Entries with chart source code
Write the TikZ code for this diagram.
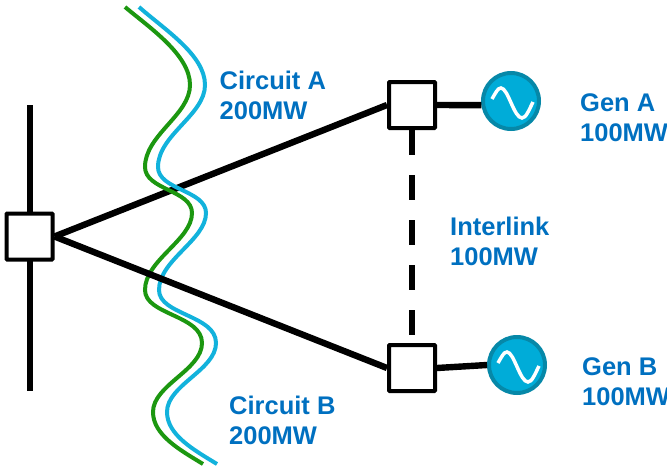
\documentclass[tikz,border=0pt]{standalone}
\usepackage{fontspec}
\setmainfont{Liberation Sans}
\definecolor{lab}{HTML}{0070C0}
\definecolor{cgreen}{HTML}{1C9710}
\definecolor{cblue}{HTML}{12B2DC}
\definecolor{genfill}{HTML}{00ACD8}
\definecolor{genline}{HTML}{0688A8}
\tikzset{
  busbox/.style={draw=black,fill=white,line width=4pt,minimum size=46pt,inner sep=0pt,rounded corners=0.8pt},
  gen/.style={circle,draw=genline,fill=genfill,line width=4pt,minimum size=56pt,inner sep=0pt},
  wire/.style={line width=6.4pt,black},
  circuit/.style={line width=4pt},
  lbl/.style={font=\fontsize{25.5}{30}\selectfont\bfseries,text=lab,align=left,anchor=west,inner sep=0pt},
  wave/.style={white,line width=3.5pt}
}
\begin{document}
\begin{tikzpicture}[x=1pt,y=-1pt]
\useasboundingbox (0,0) rectangle (667,466);
\coordinate (bt) at (30,105);
\coordinate (bb) at (30,391);
\draw[wire] (bt) -- (bb);
\path (29.5,236.5) node[busbox,draw=none,fill=none,line width=4pt] (L0) {};
\path (412,105) node[busbox,draw=none,fill=none] (A0) {};
\path (412,368) node[busbox,draw=none,fill=none] (B0) {};
\draw[wire] (L0.east) -- (A0.west);
\draw[circuit,cblue] (139,7) .. controls (165,30) and (205,55) .. (205,85) .. controls (205,115) and (158,135) .. (158,167) .. controls (158,190) and (206,190) .. (206,213) .. controls (206,240) and (159,260) .. (159,290) .. controls (159,315) and (216,315) .. (216,343) .. controls (216,370) and (167,385) .. (167,412) .. controls (167,435) and (194,450) .. (217,464);
\draw[circuit,cgreen] (125,7) .. controls (150,28) and (190,55) .. (190,85) .. controls (190,115) and (145,135) .. (145,167) .. controls (145,190) and (192,190) .. (192,213) .. controls (192,240) and (145,260) .. (145,290) .. controls (145,315) and (202,315) .. (202,343) .. controls (202,370) and (153,385) .. (153,412) .. controls (153,435) and (180,450) .. (203,464);
\draw[wire] (L0.east) -- (B0.west);
\node[busbox] (L) at (29.5,236.5) {};
\node[busbox] (A) at (412,105) {};
\node[busbox] (B) at (412,368) {};
\node[gen] (GA) at (511,101) {};
\node[gen] (GB) at (517,365) {};
\draw[wire] (A.east) -- (GA.188);
\draw[wire] (B.east) -- (GB.west);
\draw[wire,dash pattern=on 25pt off 20pt] (A.south) -- (B.north);
\draw[wave] (492,99) .. controls (496,92) and (498,88) .. (501,88) .. controls (508,88) and (514,118) .. (522,118) .. controls (526,118) and (529,110) .. (533,102);
\draw[wave] (498,363) .. controls (502,356) and (504,352) .. (507,352) .. controls (514,352) and (520,382) .. (528,382) .. controls (532,382) and (535,374) .. (539,366);
\node[lbl] (ca) at (219.5,95) {Circuit A\\200MW};
\node[lbl] (cb) at (229,420) {Circuit B\\200MW};
\node[lbl] (il) at (450,241) {Interlink\\100MW};
\node[lbl] (ga) at (580,118) {Gen A\\100MW};
\node[lbl] (gb) at (582,382) {Gen B\\100MW};
\end{tikzpicture}
\end{document}
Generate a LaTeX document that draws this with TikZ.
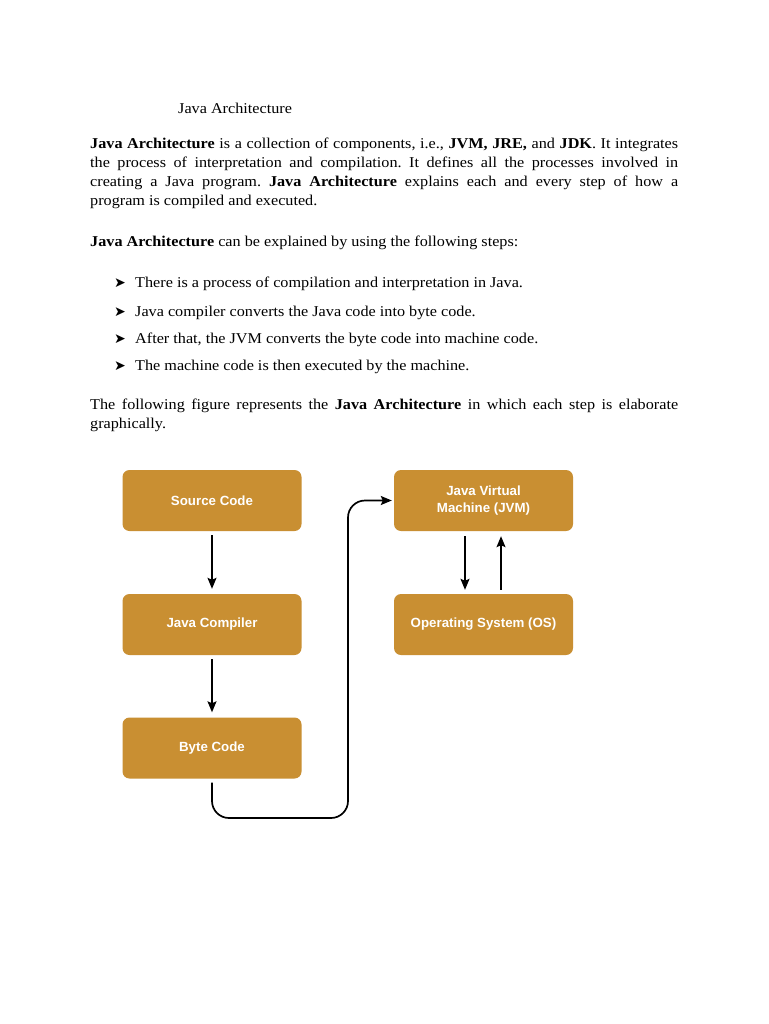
\documentclass[tikz,border=0pt]{standalone}
\usepackage{fontspec}
\setmainfont{Liberation Serif}[FakeStretch=1.08]
\newfontfamily\boxfont{Liberation Sans}
\newfontfamily\dejavu{DejaVu Sans}
\usetikzlibrary{arrows.meta}
\definecolor{boxcol}{HTML}{C98F32}
\frenchspacing
\begin{document}
\begin{tikzpicture}[x=1pt,y=-1pt,
  stepbox/.style={fill=boxcol,rounded corners=7pt,minimum width=179pt,minimum height=61pt,
    text=white,font=\boxfont\bfseries\fontsize{13.3}{17}\selectfont,align=center,inner sep=0pt},
  txt/.style={anchor=base west,inner sep=0pt,font=\fontsize{15}{19}\selectfont},
  para/.style={anchor=north west,inner sep=0pt,text width=588pt,align=justify,font=\fontsize{15}{19}\selectfont},
  bul/.style={anchor=base west,inner sep=0pt,font=\dejavu\fontsize{14}{14}\selectfont},
  arr/.style={-{Stealth[length=11pt,width=9pt,inset=2pt]},line width=1.5pt,black},
]
\useasboundingbox (0,0) rectangle (768,1024);
\fill[white] (0,0) rectangle (768,1024);

\node[txt] (title) at (178,114) {Java Architecture};

\node[para] (p1) at (90,138) {\textbf{Java Architecture} is a collection of components, i.e., \textbf{JVM, JRE,} and \textbf{JDK}. It integrates\linebreak
the process of interpretation and compilation. It defines all the processes involved in\linebreak
creating a Java program. \textbf{Java Architecture} explains each and every step of how a\linebreak
program is compiled and executed.};

\node[txt] (p2) at (90,246) {\textbf{Java Architecture} can be explained by using the following steps:};

\node[bul] (b1) at (114,287.5) {➤};
\node[txt] (t1) at (135,287.5) {There is a process of compilation and interpretation in Java.};
\node[bul] (b2) at (114,316) {➤};
\node[txt] (t2) at (135,316) {Java compiler converts the Java code into byte code.};
\node[bul] (b3) at (114,343.5) {➤};
\node[txt] (t3) at (135,343.5) {After that, the JVM converts the byte code into machine code.};
\node[bul] (b4) at (114,370.5) {➤};
\node[txt] (t4) at (135,370.5) {The machine code is then executed by the machine.};

\node[para] (p3) at (90,399) {The following figure represents the \textbf{Java Architecture} in which each step is elaborate\linebreak
graphically.};

\node[stepbox] (src) at (212,500.5) {Source Code};
\node[stepbox] (jc) at (212,624.5) {Java Compiler};
\node[stepbox] (bc) at (212,748) {Byte Code};
\node[stepbox] (jvm) at (483.5,500.5) {Java Virtual\\Machine (JVM)};
\node[stepbox] (os) at (483.5,624.5) {Operating System (OS)};

\draw[arr,shorten <=4pt,shorten >=5pt] (src) -- (jc);
\draw[arr,shorten <=4pt,shorten >=5pt] (jc) -- (bc);
\draw[arr,shorten <=5pt,shorten >=4pt] ([xshift=-18.5pt]jvm.south) -- ([xshift=-18.5pt]os.north);
\draw[arr,shorten <=4pt,shorten >=5pt] ([xshift=17.5pt]os.north) -- ([xshift=17.5pt]jvm.south);

\coordinate (c1) at (348,818);
\draw[arr,line width=1.7pt,rounded corners=17pt,shorten <=4pt,shorten >=2pt] (bc.south) |- (c1) |- (jvm.west);
\end{tikzpicture}
\end{document}
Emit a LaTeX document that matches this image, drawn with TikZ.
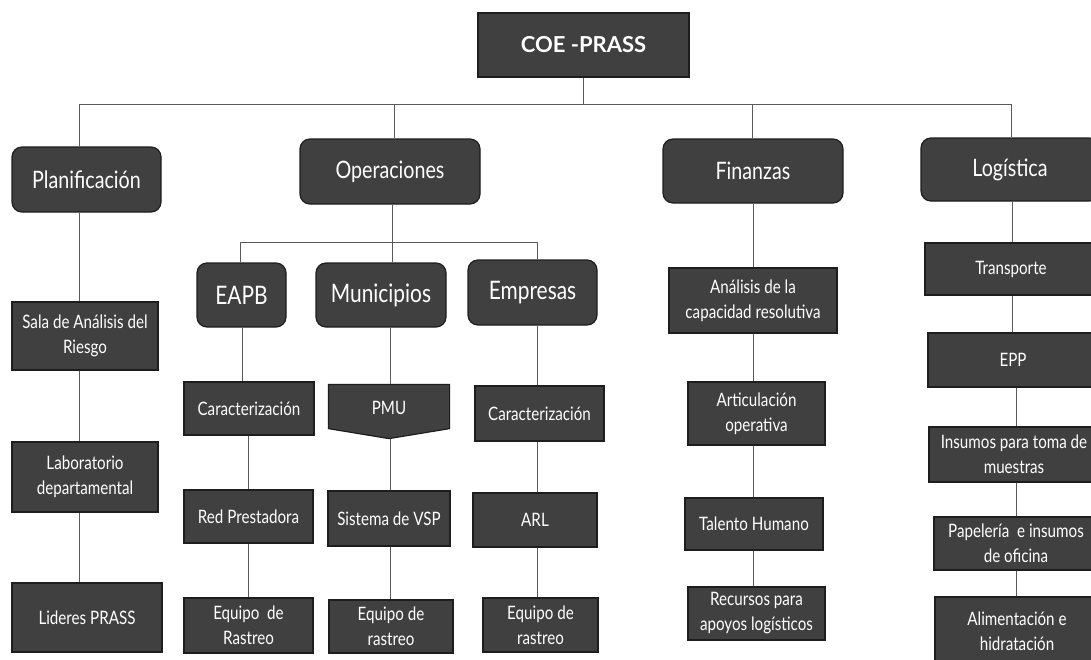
\documentclass[tikz,border=0pt]{standalone}
\usepackage{fontspec}
\setmainfont{Lato}[FakeStretch=0.82]
\newfontfamily\coefont{Lato}
\usetikzlibrary{calc}
\definecolor{boxfill}{RGB}{64,64,64}
\definecolor{boxline}{RGB}{30,30,30}
\definecolor{conncol}{RGB}{90,90,90}
\begin{document}
\begin{tikzpicture}[x=1pt,y=-1pt,
  box/.style={draw=boxline, fill=boxfill, line width=1.2pt, text=white, inner sep=2pt, align=center},
  grp/.style={box, rounded corners=10pt, font=\fontsize{24}{28}\selectfont},
  subgrp/.style={box, rounded corners=10pt, font=\fontsize{25.5}{29}\selectfont},
  leaf/.style={box, font=\fontsize{18.5}{25}\selectfont},
  link/.style={draw=conncol, line width=1pt}]
\useasboundingbox (0,0) rectangle (1091,659);
\clip (0,0) rectangle (1091,659);
\fill[white] (0,0) rectangle (1091,659);

% top
\node[box, minimum width=211pt, minimum height=64pt, font=\coefont\bfseries\fontsize{22}{26}\selectfont] (coe) at (583.5,45) {COE -PRASS};

% groups
\node[grp, minimum width=149pt, minimum height=65pt] (plan) at (86.5,179.5) {Planificación};
\node[grp, minimum width=180pt, minimum height=65pt] (oper) at (390,171.5) {Operaciones};
\node[grp, minimum width=180pt, minimum height=64pt] (fin) at (753,171) {Finanzas};
\node[grp, minimum width=178pt, minimum height=63pt] (log) at (1010,169.5) {Logística};

% planificacion column
\node[leaf, minimum width=146pt, minimum height=68pt] (sala) at (85,336) {Sala de Análisis del\\Riesgo};
\node[leaf, minimum width=146pt, minimum height=70pt] (lab) at (85,477) {Laboratorio\\departamental};
\node[leaf, minimum width=150pt, minimum height=69pt] (lid) at (87,617.5) {Lideres PRASS};

% operaciones sub groups
\node[subgrp, minimum width=89pt, minimum height=64pt] (eapb) at (241.5,295) {EAPB};
\node[subgrp, minimum width=130pt, minimum height=64pt] (mun) at (381,295) {Municipios};
\node[subgrp, minimum width=129pt, minimum height=65pt] (emp) at (532.5,292.5) {Empresas};

% EAPB column
\node[leaf, minimum width=130pt, minimum height=53pt] (car1) at (249,408.5) {Caracterización};
\node[leaf, minimum width=129pt, minimum height=53pt] (red) at (248.5,516.5) {Red Prestadora};
\node[leaf, minimum width=129pt, minimum height=55pt] (eq1) at (248.5,625.5) {Equipo \ de\\Rastreo};

% Municipios column
\node[leaf, draw=none, fill=none, minimum width=120pt, minimum height=43pt] (pmu) at (389,406.5) {};
\coordinate (pmutip) at ($(pmu.south)+(0,10)$);
\filldraw[draw=boxline, fill=boxfill, line width=1.2pt] (pmu.north west) -- (pmu.north east) -- (pmu.south east) -- (pmutip) -- (pmu.south west) -- cycle;
\node[text=white, font=\fontsize{18.5}{25}\selectfont] (pmutext) at ($(pmu.center)+(0,1)$) {PMU};
\node[leaf, minimum width=122pt, minimum height=55pt] (vsp) at (389,518.5) {Sistema de VSP};
\node[leaf, minimum width=124pt, minimum height=53pt] (eq2) at (391,626.5) {Equipo de\\rastreo};

% Empresas column
\node[leaf, minimum width=129pt, minimum height=55pt] (car2) at (539.5,413.5) {Caracterización};
\node[leaf, minimum width=124pt, minimum height=54pt] (arl) at (535,520) {ARL};
\node[leaf, minimum width=115pt, minimum height=54pt] (eq3) at (540.5,625) {Equipo de\\rastreo};

% Finanzas column
\node[leaf, minimum width=168pt, minimum height=65pt] (ana) at (753,300.5) {Análisis de la\\capacidad resolutiva};
\node[leaf, minimum width=137pt, minimum height=63pt] (art) at (756.5,413.5) {Articulación\\operativa};
\node[leaf, minimum width=138pt, minimum height=52pt] (tal) at (754,524) {Talento Humano};
\node[leaf, minimum width=137pt, minimum height=53pt] (rec) at (756.5,613.5) {Recursos para\\apoyos logísticos};

% Logistica column
\node[leaf, minimum width=172pt, minimum height=52pt] (tra) at (1011,269) {Transporte};
\node[leaf, minimum width=170pt, minimum height=54pt] (epp) at (1013,360) {EPP};
\node[leaf, minimum width=170pt, minimum height=55pt] (ins) at (1014,454.5) {Insumos para toma de\\muestras};
\node[leaf, minimum width=164pt, minimum height=53pt] (pap) at (1016,543.5) {Papelería \ e insumos\\de oficina};
\node[leaf, minimum width=164pt, minimum height=68pt] (ali) at (1017,631) {Alimentación e\\hidratación};

% connectors: main bus
\coordinate (busL) at (79,104);
\coordinate (busR) at (1011,104);
\coordinate (dropO) at (394,104);
\coordinate (dropF) at (752,104);
\draw[link] (coe.south) -- (coe.south |- busL);
\draw[link] (busL) -- (busR);
\draw[link] (busL) -- (busL |- plan.north);
\draw[link] (dropO) -- (dropO |- oper.north);
\draw[link] (dropF) -- (dropF |- fin.north);
\draw[link] (busR) -- (busR |- log.north);

% planificacion column
\coordinate (colP) at (79,0);
\draw[link] (colP |- plan.south) -- (colP |- sala.north);
\draw[link] (colP |- sala.south) -- (colP |- lab.north);
\draw[link] (colP |- lab.south) -- (colP |- lid.north);

% operaciones sub bus
\coordinate (sbL) at (240,242);
\coordinate (sbR) at (537,242);
\coordinate (colO) at (392,0);
\draw[link] (colO |- oper.south) -- (colO |- mun.north);
\draw[link] (sbL) -- (sbR);
\draw[link] (sbL) -- (sbL |- eapb.north);
\draw[link] (sbR) -- (sbR |- emp.north);

% EAPB column
\coordinate (colE1) at (242,0);
\coordinate (colE2) at (248,0);
\draw[link] (colE1 |- eapb.south) -- (colE1 |- car1.north);
\draw[link] (colE2 |- car1.south) -- (colE2 |- red.north);
\draw[link] (colE2 |- red.south) -- (colE2 |- eq1.north);

% Municipios column
\coordinate (colM) at (390,0);
\draw[link] (colM |- mun.south) -- (colM |- pmu.north);
\draw[link] (colM |- pmutip) -- (colM |- vsp.north);
\draw[link] (colM |- vsp.south) -- (colM |- eq2.north);

% Empresas column
\coordinate (colEm) at (537,0);
\draw[link] (colEm |- emp.south) -- (colEm |- car2.north);
\draw[link] (colEm |- car2.south) -- (colEm |- arl.north);
\draw[link] (colEm |- arl.south) -- (colEm |- eq3.north);

% Finanzas column
\coordinate (colF) at (753,0);
\draw[link] (colF |- fin.south) -- (colF |- ana.north);
\draw[link] (colF |- ana.south) -- (colF |- art.north);
\draw[link] (colF |- art.south) -- (colF |- tal.north);
\draw[link] (colF |- tal.south) -- (colF |- rec.north);

% Logistica column
\coordinate (colL1) at (1012,0);
\coordinate (colL2) at (1016,0);
\draw[link] (colL1 |- log.south) -- (colL1 |- tra.north);
\draw[link] (colL1 |- tra.south) -- (colL1 |- epp.north);
\draw[link] (colL2 |- epp.south) -- (colL2 |- ins.north);
\draw[link] (colL2 |- ins.south) -- (colL2 |- pap.north);
\draw[link] (colL2 |- pap.south) -- (colL2 |- ali.north);
\end{tikzpicture}
\end{document}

### [STATED TASK]
Transcribe exactly the lines between the one containing "Emit a LaTeX" and the one containing "minimum height=55pt] (eq1)", counting both ends. Pictures are not copied.

### [ANSWER]
Emit a LaTeX document that matches this image, drawn with TikZ.
\documentclass[tikz,border=0pt]{standalone}
\usepackage{fontspec}
\setmainfont{Lato}[FakeStretch=0.82]
\newfontfamily\coefont{Lato}
\usetikzlibrary{calc}
\definecolor{boxfill}{RGB}{64,64,64}
\definecolor{boxline}{RGB}{30,30,30}
\definecolor{conncol}{RGB}{90,90,90}
\begin{document}
\begin{tikzpicture}[x=1pt,y=-1pt,
  box/.style={draw=boxline, fill=boxfill, line width=1.2pt, text=white, inner sep=2pt, align=center},
  grp/.style={box, rounded corners=10pt, font=\fontsize{24}{28}\selectfont},
  subgrp/.style={box, rounded corners=10pt, font=\fontsize{25.5}{29}\selectfont},
  leaf/.style={box, font=\fontsize{18.5}{25}\selectfont},
  link/.style={draw=conncol, line width=1pt}]
\useasboundingbox (0,0) rectangle (1091,659);
\clip (0,0) rectangle (1091,659);
\fill[white] (0,0) rectangle (1091,659);

% top
\node[box, minimum width=211pt, minimum height=64pt, font=\coefont\bfseries\fontsize{22}{26}\selectfont] (coe) at (583.5,45) {COE -PRASS};

% groups
\node[grp, minimum width=149pt, minimum height=65pt] (plan) at (86.5,179.5) {Planificación};
\node[grp, minimum width=180pt, minimum height=65pt] (oper) at (390,171.5) {Operaciones};
\node[grp, minimum width=180pt, minimum height=64pt] (fin) at (753,171) {Finanzas};
\node[grp, minimum width=178pt, minimum height=63pt] (log) at (1010,169.5) {Logística};

% planificacion column
\node[leaf, minimum width=146pt, minimum height=68pt] (sala) at (85,336) {Sala de Análisis del\\Riesgo};
\node[leaf, minimum width=146pt, minimum height=70pt] (lab) at (85,477) {Laboratorio\\departamental};
\node[leaf, minimum width=150pt, minimum height=69pt] (lid) at (87,617.5) {Lideres PRASS};

% operaciones sub groups
\node[subgrp, minimum width=89pt, minimum height=64pt] (eapb) at (241.5,295) {EAPB};
\node[subgrp, minimum width=130pt, minimum height=64pt] (mun) at (381,295) {Municipios};
\node[subgrp, minimum width=129pt, minimum height=65pt] (emp) at (532.5,292.5) {Empresas};

% EAPB column
\node[leaf, minimum width=130pt, minimum height=53pt] (car1) at (249,408.5) {Caracterización};
\node[leaf, minimum width=129pt, minimum height=53pt] (red) at (248.5,516.5) {Red Prestadora};
\node[leaf, minimum width=129pt, minimum height=55pt] (eq1) at (248.5,625.5) {Equipo \ de\\Rastreo};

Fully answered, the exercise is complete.